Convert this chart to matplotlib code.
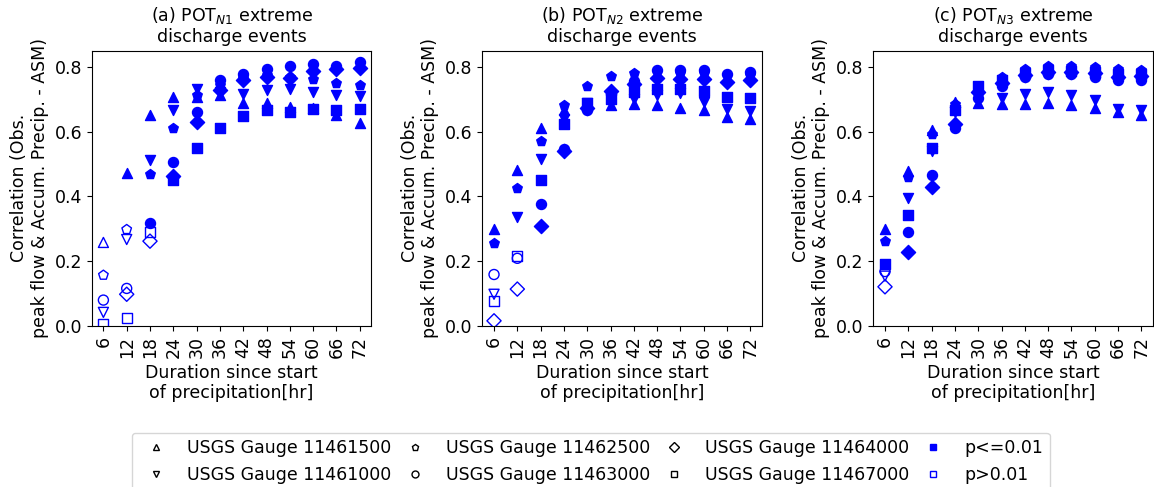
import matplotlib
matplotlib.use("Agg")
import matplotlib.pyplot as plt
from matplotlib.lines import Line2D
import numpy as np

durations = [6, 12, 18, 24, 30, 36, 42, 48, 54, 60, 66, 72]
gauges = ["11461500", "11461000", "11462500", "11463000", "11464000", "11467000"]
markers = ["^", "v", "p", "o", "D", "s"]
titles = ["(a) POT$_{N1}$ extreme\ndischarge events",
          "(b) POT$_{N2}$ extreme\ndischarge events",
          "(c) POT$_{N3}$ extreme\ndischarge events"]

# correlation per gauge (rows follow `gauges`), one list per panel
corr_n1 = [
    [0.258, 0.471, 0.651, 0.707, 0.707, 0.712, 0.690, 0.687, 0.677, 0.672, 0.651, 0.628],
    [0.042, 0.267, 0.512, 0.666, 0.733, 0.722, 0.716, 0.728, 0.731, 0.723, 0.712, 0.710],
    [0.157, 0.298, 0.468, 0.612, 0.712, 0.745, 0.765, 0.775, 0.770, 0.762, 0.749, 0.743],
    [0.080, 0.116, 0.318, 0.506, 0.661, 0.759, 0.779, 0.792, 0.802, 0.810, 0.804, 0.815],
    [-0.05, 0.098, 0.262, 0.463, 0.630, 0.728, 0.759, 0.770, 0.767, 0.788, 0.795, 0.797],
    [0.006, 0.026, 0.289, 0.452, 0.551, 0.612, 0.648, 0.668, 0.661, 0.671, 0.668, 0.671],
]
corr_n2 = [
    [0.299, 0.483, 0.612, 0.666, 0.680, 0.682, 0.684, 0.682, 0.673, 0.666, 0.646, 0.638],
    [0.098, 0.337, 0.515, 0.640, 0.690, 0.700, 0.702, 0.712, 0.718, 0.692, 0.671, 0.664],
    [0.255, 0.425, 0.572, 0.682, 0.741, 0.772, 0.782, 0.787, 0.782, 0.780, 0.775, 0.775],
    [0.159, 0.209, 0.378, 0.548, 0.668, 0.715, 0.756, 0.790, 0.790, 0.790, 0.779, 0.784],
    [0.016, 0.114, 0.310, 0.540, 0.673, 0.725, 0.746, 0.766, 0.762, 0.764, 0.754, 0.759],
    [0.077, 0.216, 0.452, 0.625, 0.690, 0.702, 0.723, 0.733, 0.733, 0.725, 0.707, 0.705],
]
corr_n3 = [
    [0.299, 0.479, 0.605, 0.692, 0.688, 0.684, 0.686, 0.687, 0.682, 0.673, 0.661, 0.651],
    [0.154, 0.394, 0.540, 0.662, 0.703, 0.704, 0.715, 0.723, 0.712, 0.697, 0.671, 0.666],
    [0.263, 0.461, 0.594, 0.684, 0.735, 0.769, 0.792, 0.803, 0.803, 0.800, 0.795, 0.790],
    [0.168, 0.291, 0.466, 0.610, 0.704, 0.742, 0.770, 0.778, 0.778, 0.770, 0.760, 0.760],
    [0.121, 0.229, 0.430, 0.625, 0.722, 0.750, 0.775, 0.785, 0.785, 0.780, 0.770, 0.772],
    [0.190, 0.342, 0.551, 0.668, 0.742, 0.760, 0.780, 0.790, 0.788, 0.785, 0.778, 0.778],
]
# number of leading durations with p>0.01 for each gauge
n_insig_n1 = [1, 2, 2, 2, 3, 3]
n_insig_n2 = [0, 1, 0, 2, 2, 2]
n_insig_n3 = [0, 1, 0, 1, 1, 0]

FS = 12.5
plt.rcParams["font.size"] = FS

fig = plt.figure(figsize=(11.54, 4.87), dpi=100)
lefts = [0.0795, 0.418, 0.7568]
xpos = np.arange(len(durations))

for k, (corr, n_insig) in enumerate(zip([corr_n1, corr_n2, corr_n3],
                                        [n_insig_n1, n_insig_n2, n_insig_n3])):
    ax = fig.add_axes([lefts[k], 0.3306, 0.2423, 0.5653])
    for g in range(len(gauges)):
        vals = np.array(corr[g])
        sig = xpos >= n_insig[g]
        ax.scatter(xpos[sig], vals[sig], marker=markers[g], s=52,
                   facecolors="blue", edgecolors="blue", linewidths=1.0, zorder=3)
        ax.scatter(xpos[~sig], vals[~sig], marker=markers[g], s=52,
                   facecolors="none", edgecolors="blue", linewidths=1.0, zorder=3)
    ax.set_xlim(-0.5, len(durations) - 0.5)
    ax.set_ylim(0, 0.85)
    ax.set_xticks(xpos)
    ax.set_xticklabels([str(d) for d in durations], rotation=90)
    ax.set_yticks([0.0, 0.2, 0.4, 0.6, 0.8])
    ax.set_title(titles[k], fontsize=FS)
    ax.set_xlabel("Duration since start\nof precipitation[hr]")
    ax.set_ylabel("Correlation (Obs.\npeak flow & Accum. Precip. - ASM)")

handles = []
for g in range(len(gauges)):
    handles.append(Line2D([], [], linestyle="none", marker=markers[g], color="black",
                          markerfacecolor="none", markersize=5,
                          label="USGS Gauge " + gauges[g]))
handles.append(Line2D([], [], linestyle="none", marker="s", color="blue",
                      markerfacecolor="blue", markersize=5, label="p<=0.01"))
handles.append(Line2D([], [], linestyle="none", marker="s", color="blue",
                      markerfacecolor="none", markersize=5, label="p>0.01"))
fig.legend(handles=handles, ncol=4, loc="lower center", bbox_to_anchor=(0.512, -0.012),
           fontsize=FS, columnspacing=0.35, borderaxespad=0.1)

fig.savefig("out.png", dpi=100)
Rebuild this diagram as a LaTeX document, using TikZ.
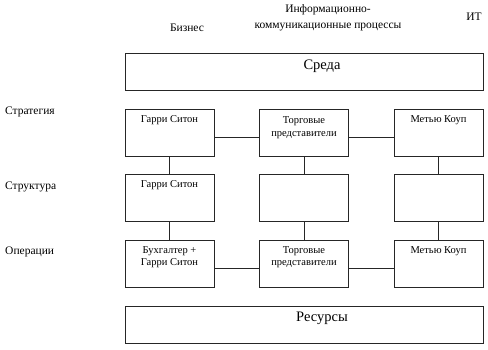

What needs to be done:
Quote only what lies between the first line of the records and the line containing "import numpy as np", please, including both lines and excluding images.

Exercise response:
Convert this chart to matplotlib code.
import matplotlib
matplotlib.use("Agg")
import matplotlib.pyplot as plt
from matplotlib.lines import Line2D
import numpy as np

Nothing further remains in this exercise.